The closed-loop food supply chain with returnable transport items (CLFSC-RTI) is an important domain of the circular economy. The literature review identifies several research gaps, as follows: (i) no study explores an RTI sharing strategy for CLFSC-RTI, despite its applications in many sectors and its potential capacity to improve supply chain (SC) performance; (ii) no study investigates the CLFSC-RTI design problem under uncertainty, although facility location or uncertainty can together impact SC efficiency; and (iii) risk management of CLFSC-RTI under disruptions remains unexplored. To address these research gaps, this thesis investigates three novel CLFSC-RTI management problems.
Firstly, a new integrated production and transportation CLFSC problem with RTI sharing is investigated, in which multiple manufacturers and retailers are considered. The problem consists of determining production, transportation, and inventory quantities over a time horizon to maximize the total profit of the SC. For the problem, a mixed-integer linear programming (MILP) model is formulated, and a two-phase heuristic algorithm is developed. Experiments on a case study and 225 randomly generated instances are conducted to evaluate the performance of the proposed model and algorithm.
Secondly, an uncertain CLFSC-RTI design problem with multiple manufacturers and retailers is studied, in which only partial information about the uncertain parameters is assumed to be available, i.e., the mean, standard deviation, and lower and upper bounds of the uncertain parameters. The problem consists of determining the locations of manufacturers and coordinating food and RTI flows simultaneously. The objective is to minimize the total expected operational cost from a worst-case perspective. For the problem, a distributionally robust chance-constrained programming (DRCCP) model is constructed. Based on the obtained problem properties, the DRCCP model is approximately transformed into an MILP model. Subsequently, an improved Lagrangian relaxation algorithm is designed. Experiments on 160 randomly generated instances demonstrate the performance of the proposed model and algorithm. Finally, managerial insights are derived via sensitivity analysis.

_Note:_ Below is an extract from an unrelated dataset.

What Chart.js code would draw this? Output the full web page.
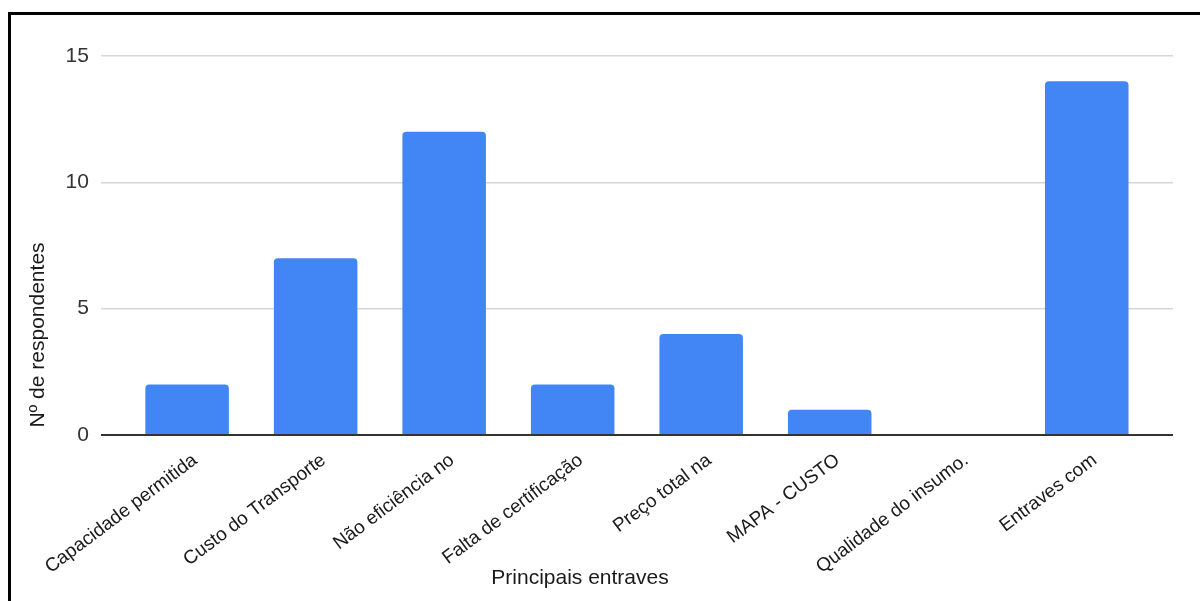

Thirdly, a new three-echelon CLFSC-RTI resilience improvement problem with human-machine reconciliation and RTI inventory redundancy strategies is investigated, in which uncertain demand, and uncertain production and handling capacities caused by disruption events are assumed to be represented by moment-based ambiguity sets. The problem consists of optimally determining resilience strategies and efficiently coordinating product and RTI flows. The objective is to minimize the total expected operational cost from a worst-case perspective. The problem is formulated by a new DRCCP model. Based on the obtained problem properties, the proposed model is then equivalently transformed into an MILP model. A case study is conducted to provide valuable managerial insights. To handle large-scale instances, an improved relax-and-fix (RF) algorithm is developed. Experimental results on 240 randomly generated instances demonstrate the performance of the improved RF algorithm.